4. The American track: Although the United States of America (USA) believes that Assad has not yet fulfilled his international political obligations with regard to the Geneva provisions, it requires for his survival to initiate a comprehensive political process in the presence of all Syrian parties, and this has not happened now. This American condition makes any attempts to normalize with any party, whether people, companies or countries, fraught with risks, especially that there are sanctions affecting those who do so, not to mention that the American presence, within the Global Coalition to Defeat ISIS is considered a center of gravity in the region now, makes normalization between the Turkish and Syrian regimes, it does not have a significant impact on the areas of the Autonomous Administration, although it is difficult to be certain that there are no possible repercussions as well.

5. The AANES track: It is clear that the statements of the Turkish Foreign Minister about his country’s intention to reconcile with the Syrian regime, is related to the following statement: “There is no enemy in politics.” The Autonomous Administration is facing radical political changes in the region. As a result of changing international alliances, especially after the Russian-Ukrainian war, the European shift in the energy field to the Middle East, the Iraqi and Lebanese crises, the faltering Iranian nuclear file, and Turkey’s attempts to revive ISIS in Syria, confirms that nothing is fixed in politics. On the other hand, the AANES is actively seeking to promote the democratic nation’s project among the various segments of the people, as the main base for confronting any external projects that threaten the AANES by intensifying lectures and seminars.
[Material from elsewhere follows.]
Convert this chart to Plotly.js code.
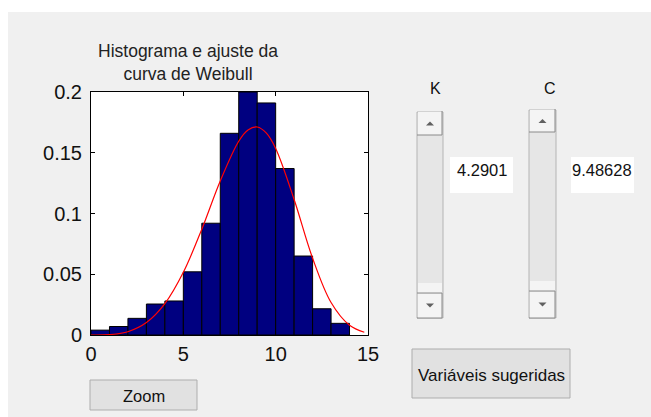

In the event that an axis against the AANES is formed by the guarantors of Astana, the Syrian Democratic Forces (SDF) and the Global Coalition may raise the level of their relations to the level of a strategic partnership not only in the military field, but in the other field such as the political sphere, for example. The strategic partnership is a strong factor for the SDC in any political process, and its impact will be positively reflected in any future negotiations, in addition to trying to expand its diplomatic relations, especially in the active Arab environment, because of its great role in influencing the region in general.